Arguments over revaluation of the ''renminbi,'' the Chinese yuan currency, are heating up.

Japan and the United States make criticisms that China exports unemployment and deflation to them by holding the country's exchange rate at a low level against the dollar. China rebuts their criticism by saying that the stability of the Chinese currency is a major plus for the world economy.

Will an appreciation of the yuan serve the national interests of Japan and the United States? Furthermore, are we now in an environment where China can revalue its own currency? I would like to discuss this subject in terms of these two aspects.

I recently carried out a survey over the opinions concerning the currency issue of U.S. government officials and economists. This showed that most forecast that demand for the yuan's appreciation would become louder as next year's U.S. presidential election draws nearer. On the other hand, none of them thinks that a revaluation will serve the national interests of the United States.

Moreover, there is a prevailing view among experts that the currency issue stems from U.S. domestic concerns, with the revaluation demand being intended to divert people' s attention from Washington's inability to deal with its domestic economic problems.

Imports of goods from China by both Japan and the United States equate to only one-plus percent of their own gross domestic products. When this single fact is taken into account, it is not a rational argument to attribute their deflation problems to exports from China.

Industrial movement in developed countries is to more advanced sectors, with developing countries taking over the industrial fields left vacant by advanced nations. This horizontal international specialization (division of industries) has become a major trend in the global economy, under which criticism of ''the export of unemployment problems to foreign countries'' has no validity.

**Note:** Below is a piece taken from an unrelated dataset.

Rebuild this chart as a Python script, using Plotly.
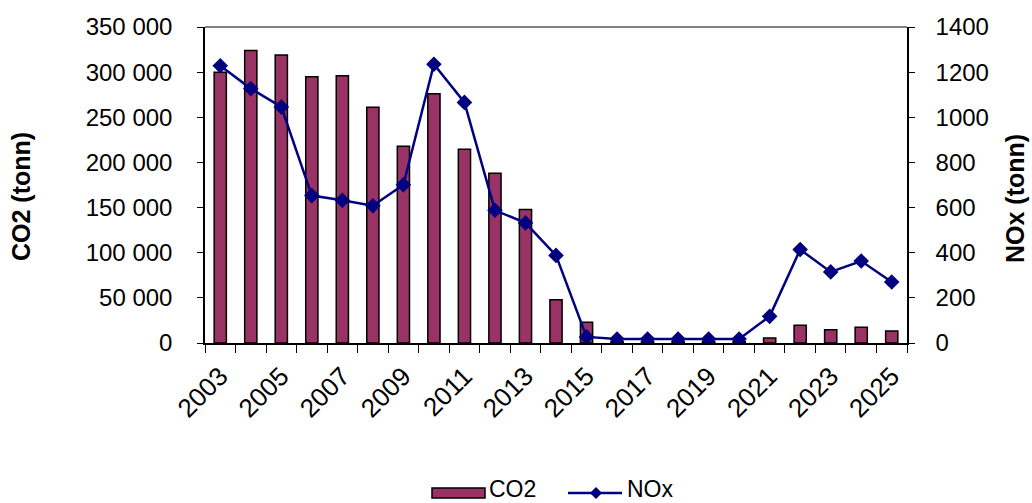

Furthermore, more than half of China's export goods are produced by foreign-affiliated companies, as well as which more than half of the raw materials used in exported products are imported into China. If China's exports were to become sluggish as a result of an appreciation of the yuan, this would have a major impact on foreign-owned companies operating in China.

What effect would an appreciation of the yuan have on China? The country has a major weakness which is that, even though growth is continuing, there is an economic imbalance. This is symbolized by the high dependence -- twenty six percent in 2002 -- of its gross domestic product on exports.

The Chinese government implemented a policy of expanding domestic demand at the cost of creating a huge public financial deficit. Yet, the vested interest class which is mostly in coastal areas and which represents only 20 percent of the country's population, exclusively enjoyed the fruits of the economic growth generated by government policy.

The government has failed to create a big domestic market for general consumers. The income of the vested interest class has reached the level of developed countries but only the markets for real estate and luxurious goods have prospered.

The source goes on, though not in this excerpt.